Cerebras CS-1 supercomputer uses the world’s largest chip

On the occasion of the SC20 conference, Cerebra Systems, in collaborations with researchers at the National Energy Technology Laboratory (NETL), showed that its latest single wafer-scale Cerebras CS-1 could outperform one of the fastest supercomputers in the U.S. by more than 200 times.

The Cerebras CS-1 is the world’s first wafer-scale computer system. It is 26 inches tall, fits in a standard data center rack, and is powered by a single Cerebras Wafer Scale Engine (WSE) chip. It is the world’s largest chip, measuring 72 square inches (462 cm2) and the largest square that can be cut from a 300 mm wafer. All processing, memory, and core-to-core communication occur on the wafer. In total, there are 1.2 trillion transistors in an area of 72 square inches.

The wafer holds almost 400,000 individual processor cores, each with its private memory and a network router. The cores form a square mesh. Each router connects to the routers of the four nearest cores in the mesh.
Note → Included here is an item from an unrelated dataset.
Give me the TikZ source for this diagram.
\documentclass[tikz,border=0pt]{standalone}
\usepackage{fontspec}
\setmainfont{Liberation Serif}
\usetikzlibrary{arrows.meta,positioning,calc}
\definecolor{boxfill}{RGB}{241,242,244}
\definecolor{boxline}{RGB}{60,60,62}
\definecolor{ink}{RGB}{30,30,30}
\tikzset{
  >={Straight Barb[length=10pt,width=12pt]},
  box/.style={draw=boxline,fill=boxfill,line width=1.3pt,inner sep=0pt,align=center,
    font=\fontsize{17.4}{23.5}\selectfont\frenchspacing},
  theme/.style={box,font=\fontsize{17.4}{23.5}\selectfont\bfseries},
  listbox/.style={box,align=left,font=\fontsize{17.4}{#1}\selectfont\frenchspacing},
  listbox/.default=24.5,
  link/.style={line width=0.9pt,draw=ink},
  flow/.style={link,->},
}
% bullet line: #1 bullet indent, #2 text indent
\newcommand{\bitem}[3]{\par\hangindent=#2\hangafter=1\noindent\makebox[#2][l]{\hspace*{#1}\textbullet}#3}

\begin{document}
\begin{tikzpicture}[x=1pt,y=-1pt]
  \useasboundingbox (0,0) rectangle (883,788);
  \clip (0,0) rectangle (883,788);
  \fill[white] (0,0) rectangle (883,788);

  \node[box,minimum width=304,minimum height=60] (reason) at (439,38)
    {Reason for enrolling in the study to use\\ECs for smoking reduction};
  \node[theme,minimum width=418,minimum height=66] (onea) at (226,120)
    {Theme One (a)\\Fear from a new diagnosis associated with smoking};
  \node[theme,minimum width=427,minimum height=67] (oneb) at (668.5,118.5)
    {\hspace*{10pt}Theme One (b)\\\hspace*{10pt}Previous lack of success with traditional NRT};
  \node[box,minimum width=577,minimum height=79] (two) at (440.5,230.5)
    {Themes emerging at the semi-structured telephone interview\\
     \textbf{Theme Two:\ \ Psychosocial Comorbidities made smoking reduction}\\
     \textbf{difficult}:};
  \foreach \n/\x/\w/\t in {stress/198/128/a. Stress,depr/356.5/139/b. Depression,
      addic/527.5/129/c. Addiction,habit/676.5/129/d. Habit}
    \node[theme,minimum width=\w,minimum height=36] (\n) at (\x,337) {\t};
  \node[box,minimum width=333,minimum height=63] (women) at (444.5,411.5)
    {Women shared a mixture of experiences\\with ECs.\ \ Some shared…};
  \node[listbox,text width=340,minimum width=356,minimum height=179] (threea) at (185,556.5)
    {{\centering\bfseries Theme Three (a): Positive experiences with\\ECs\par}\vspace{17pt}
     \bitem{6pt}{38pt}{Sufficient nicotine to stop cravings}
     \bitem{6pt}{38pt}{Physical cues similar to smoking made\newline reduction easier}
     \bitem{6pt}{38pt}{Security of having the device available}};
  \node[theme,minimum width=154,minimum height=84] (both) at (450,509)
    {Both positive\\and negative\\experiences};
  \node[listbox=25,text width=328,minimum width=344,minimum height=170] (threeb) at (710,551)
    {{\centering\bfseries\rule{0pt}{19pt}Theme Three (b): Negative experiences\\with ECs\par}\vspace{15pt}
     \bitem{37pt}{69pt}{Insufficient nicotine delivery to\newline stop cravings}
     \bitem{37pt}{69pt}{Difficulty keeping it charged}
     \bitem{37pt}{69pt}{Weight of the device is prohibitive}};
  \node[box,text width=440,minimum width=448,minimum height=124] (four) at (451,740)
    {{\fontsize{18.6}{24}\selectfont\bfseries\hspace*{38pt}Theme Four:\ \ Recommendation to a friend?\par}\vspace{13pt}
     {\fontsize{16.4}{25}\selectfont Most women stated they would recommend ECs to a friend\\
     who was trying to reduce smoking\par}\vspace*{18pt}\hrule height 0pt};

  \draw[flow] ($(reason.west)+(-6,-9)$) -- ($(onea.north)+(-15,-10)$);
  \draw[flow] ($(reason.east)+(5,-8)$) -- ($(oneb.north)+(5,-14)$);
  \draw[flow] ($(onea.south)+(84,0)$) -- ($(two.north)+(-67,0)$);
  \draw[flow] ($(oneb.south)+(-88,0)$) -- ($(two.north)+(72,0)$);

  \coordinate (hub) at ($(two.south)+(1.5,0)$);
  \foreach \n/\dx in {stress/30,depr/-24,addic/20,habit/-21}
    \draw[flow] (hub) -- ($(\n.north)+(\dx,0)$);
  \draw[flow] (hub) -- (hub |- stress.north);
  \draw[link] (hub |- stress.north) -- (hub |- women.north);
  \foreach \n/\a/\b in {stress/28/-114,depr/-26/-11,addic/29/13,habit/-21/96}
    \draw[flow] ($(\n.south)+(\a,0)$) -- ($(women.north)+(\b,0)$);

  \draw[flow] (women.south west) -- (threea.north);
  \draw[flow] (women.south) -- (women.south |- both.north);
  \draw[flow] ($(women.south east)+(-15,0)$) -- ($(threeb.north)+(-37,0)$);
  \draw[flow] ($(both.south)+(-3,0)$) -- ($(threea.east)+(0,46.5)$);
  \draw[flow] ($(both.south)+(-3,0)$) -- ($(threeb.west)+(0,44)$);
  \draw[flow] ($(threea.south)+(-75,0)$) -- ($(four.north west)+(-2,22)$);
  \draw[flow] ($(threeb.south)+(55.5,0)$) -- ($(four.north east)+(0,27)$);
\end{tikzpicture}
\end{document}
The cores share nothing; they communicate via messages sent through the mesh.

A single wafer (rightmost) contains one CS-1 processor.
A single wafer (rightmost) contains one CS-1 processor.
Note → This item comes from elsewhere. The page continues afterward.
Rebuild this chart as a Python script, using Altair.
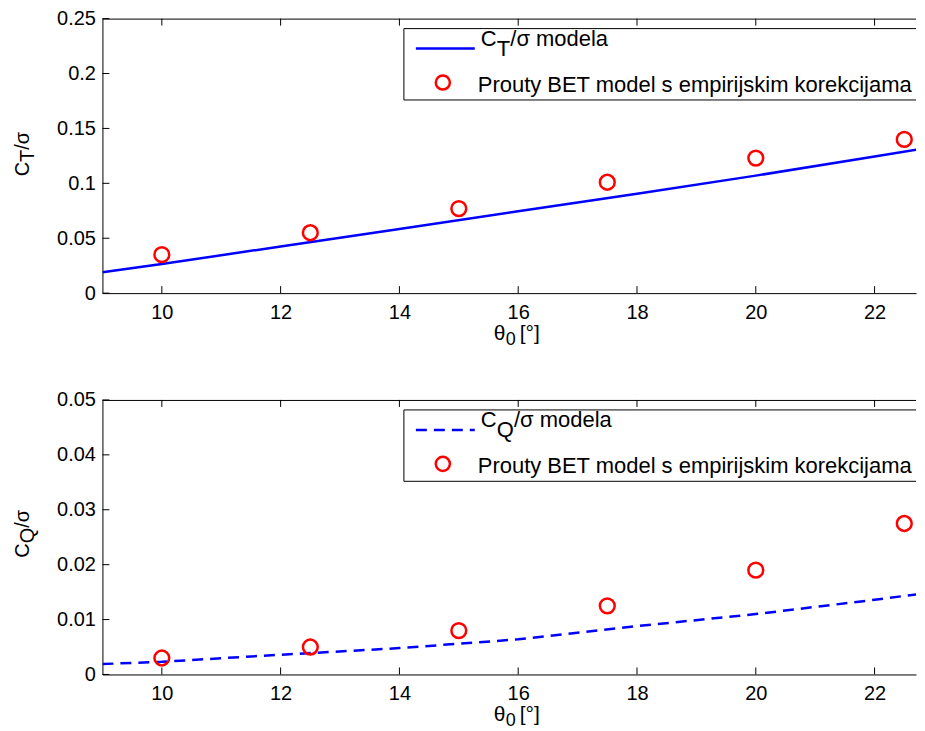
import altair as alt
import pandas as pd

# ---- data ----
theta_pts = [10, 12.5, 15, 17.5, 20, 22.5]
ct_prouty = [0.035, 0.055, 0.077, 0.101, 0.123, 0.140]
cq_prouty = [0.003, 0.005, 0.008, 0.0125, 0.019, 0.0275]

theta_line = [9, 10, 12, 14, 16, 18, 20, 22, 22.85]
ct_model = [0.019, 0.0265, 0.0425, 0.0585, 0.0745, 0.0905, 0.107, 0.1245, 0.132]
cq_model = [0.0019, 0.0023, 0.0036, 0.0048, 0.0064, 0.0088, 0.0110, 0.0136, 0.0148]

x_ticks = [10, 12, 14, 16, 18, 20, 22]
ct_ticks = [0, 0.05, 0.1, 0.15, 0.2, 0.25]
cq_ticks = [0, 0.01, 0.02, 0.03, 0.04, 0.05]

W, H = 815, 275
X_DOMAIN = [9, 9 + W / 59.5]
FONT = "Liberation Sans"
BLUE = "#0000ff"
RED = "#ff0000"


def txt(s, x, y, size, angle=0):
    return alt.Chart(pd.DataFrame({"s": [s]})).mark_text(
        text=s, font=FONT, fontSize=size, align="left", baseline="alphabetic",
        angle=angle, color="black"
    ).encode(x=alt.value(x), y=alt.value(y))


def panel(model_vals, pts_vals, y_ticks, y_max, dashed, sub):
    xs = alt.Scale(domain=X_DOMAIN, nice=False, zero=False)
    ys = alt.Scale(domain=[0, y_max], nice=False, zero=False)
    line_df = pd.DataFrame({"x": theta_line, "y": model_vals})
    pts_df = pd.DataFrame({"x": theta_pts, "y": pts_vals})
    dash = {"strokeDash": [11, 7]} if dashed else {}

    line = alt.Chart(line_df).mark_line(
        color=BLUE, strokeWidth=2.5, clip=True, **dash
    ).encode(
        x=alt.X("x:Q", scale=xs, axis=alt.Axis(
            values=x_ticks, title=None, format="~g", labelPadding=9,
            labelFlush=False, labelOverlap=False)),
        y=alt.Y("y:Q", scale=ys, axis=alt.Axis(
            values=y_ticks, title=None, format="~g", labelPadding=7,
            labelFlush=False, labelOverlap=False)),
    )
    pts = alt.Chart(pts_df).mark_point(
        shape="circle", size=220, color=RED, strokeWidth=2.5, filled=False,
        opacity=1,
    ).encode(x=alt.X("x:Q", scale=xs), y=alt.Y("y:Q", scale=ys))

    xt = pd.DataFrame({"x": x_ticks})
    yt = pd.DataFrame({"y": y_ticks})
    xtick_b = alt.Chart(xt).mark_rule(color="black", strokeWidth=1).encode(
        x=alt.X("x:Q", scale=xs), y=alt.value(H), y2=alt.value(H - 7))
    xtick_t = alt.Chart(xt).mark_rule(color="black", strokeWidth=1).encode(
        x=alt.X("x:Q", scale=xs), y=alt.value(0), y2=alt.value(7))
    ytick_l = alt.Chart(yt).mark_rule(color="black", strokeWidth=1).encode(
        y=alt.Y("y:Q", scale=ys), x=alt.value(0), x2=alt.value(7))
    top_border = alt.Chart(pd.DataFrame({"a": [0]})).mark_rule(
        color="black", strokeWidth=1).encode(
        x=alt.value(0), x2=alt.value(W), y=alt.value(0.5))

    # legend
    leg_box = alt.Chart(pd.DataFrame({"a": [0]})).mark_rect(
        fill="white", stroke="black", strokeWidth=1, clip=True).encode(
        x=alt.value(302), x2=alt.value(W + 60), y=alt.value(10), y2=alt.value(81.5))
    leg_line = alt.Chart(pd.DataFrame({"a": [0]})).mark_rule(
        color=BLUE, strokeWidth=2.5, **dash).encode(
        x=alt.value(314), x2=alt.value(373), y=alt.value(30))
    leg_pt = alt.Chart(pd.DataFrame({"a": [0]})).mark_point(
        shape="circle", size=200, color=RED, strokeWidth=2.5, filled=False,
        opacity=1).encode(x=alt.value(341), y=alt.value(64))
    LF = 22
    sub_w = 13.6 if sub == "T" else 17.3
    leg_t1a = txt("C", 379, 27.5, LF)
    leg_t1b = txt(sub, 395, 37.5, LF)
    leg_t1c = txt("/σ modela", 395 + sub_w, 27.5, LF)
    leg_t2 = txt("Prouty BET model s empirijskim korekcijama", 376, 73.5, LF)

    # axis titles with subscripts
    TF = 20
    ysub_w = 12.2 if sub == "T" else 15.6
    yl_a = txt("C", -74, 158, TF, 270)
    yl_b = txt(sub, -69, 143.6, TF, 270)
    yl_c = txt("/σ", -74, 143.6 - ysub_w, TF, 270)
    xl_a = txt("θ", 392, 321.5, 21)
    xl_b = txt("0", 404, 326.5, 18)
    xl_c = txt("[°]", 418, 321.5, 21)

    return alt.layer(
        line, pts, xtick_b, xtick_t, ytick_l, top_border,
        leg_box, leg_line, leg_pt, leg_t1a, leg_t1b, leg_t1c, leg_t2,
        yl_a, yl_b, yl_c, xl_a, xl_b, xl_c,
    ).properties(width=W, height=H)


top = panel(ct_model, ct_prouty, ct_ticks, 0.25, False, "T")
bottom = panel(cq_model, cq_prouty, cq_ticks, 0.05, True, "Q")

chart = alt.vconcat(top, bottom, spacing=107, bounds="flush").properties(
    padding={"left": 3.6, "top": 0, "right": 0, "bottom": 0}
).configure_view(strokeWidth=0).configure_axis(
    labelFont=FONT, labelFontSize=20, labelColor="black",
    domainColor="black", domainWidth=1, ticks=False, tickSize=0, grid=False,
)

chart.save("out.html", embed_options={"renderer": "svg", "actions": False})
Cerebras CS-1 will be used especially for scientific research and science-related projects. The machine can solve a large, sparse, structured system of linear equations of the sort that arises in modeling physical phenomena – like fluid dynamics – using a finite-volume method on a regular three-dimensional mesh. Solving these equations is fundamental to such efforts as forecasting the weather; finding the best shape for an airplane’s wing; predicting the temperatures and the radiation levels in a nuclear power plant; modeling combustion in a coal-burning power plant; and making pictures of the layers of sedimentary rock in places likely to contain oil and gas.

To achieve such results, Cerebras says there are three factors that enable the computer‘s speed, including the CS-1’s memory performance, high bandwidth and low latency of the on-wafer communication fabric, and processor architecture optimized high-bandwidth computing.

In return, of course, you have a chip about 60 times the size of a large conventional chip like a CPU or GPU. It was built to provide a much-needed breakthrough in computer performance for deep learning.

The researchers used the CS-1 to do sparse linear algebra, typically used in computational physics and other scientific applications. Using the wafer, they achieved a performance more than 200 times faster than that of NETL’s Joule 2.0 supercomputer. NETL’s Joule is the 24th fastest supercomputer in the U.S. and 82nd fastest on a list of the world’s top 500 supercomputers. It uses Intel Xeon chips with 20 cores per chip for a total of 16,000 cores.